Inc., 103 Wn.2d 258, 261-62, 692 P.2d 787 (1984). One exception to this general

rule is the “product line doctrine.” Leren v. Kaiser Gypsum Co., 9 Wn. App. 2d 55,

62, 442 P.3d 273 (2019). Under the product line doctrine, “successor liability

arises where one corporation benefits from another’s goodwill after acquiring its

product line.” Id. Application of the doctrine requires the court

(1) to determine whether the transferee has acquired substantially all the transferor’s assets, leaving no more than a mere corporate shell; (2) to determine whether the transferee is holding itself out to the

4 No. 86318-5-I/5

general public as a continuation of the transferor by producing the same product line under a similar name; and (3) to determine whether the transferee is benefitting from the goodwill of the transferor.

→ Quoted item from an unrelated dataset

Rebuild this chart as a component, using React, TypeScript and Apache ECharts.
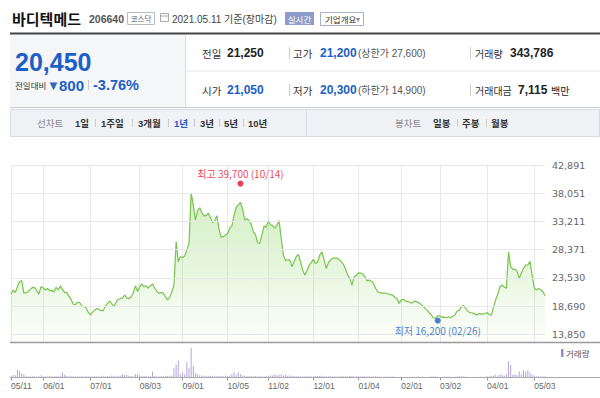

Martin v. Abbott Labs., 102 Wn.2d 581, 614, 689 P.2d 368 (1984). This “narrowly

drawn rule” applies to product liability claims and “strikes a fair balance among the

competing considerations of products liability and corporate acquisitions.” Id. at

616. Three justifications underlie the rationale for the product line doctrine:

First, the plaintiff would have no other recovery than that against the successor corporation. Secondly, the successor corporation has a greater ability to spread the risk among future consumers of the same product. Thirdly, the successor corporation benefits from the assumption of the old corporation’s goodwill and therefore should shoulder the burdens associated with those products.

George v. Parke-Davis, 107 Wn.2d 584, 589-90, 733 P.2d 507 (1987).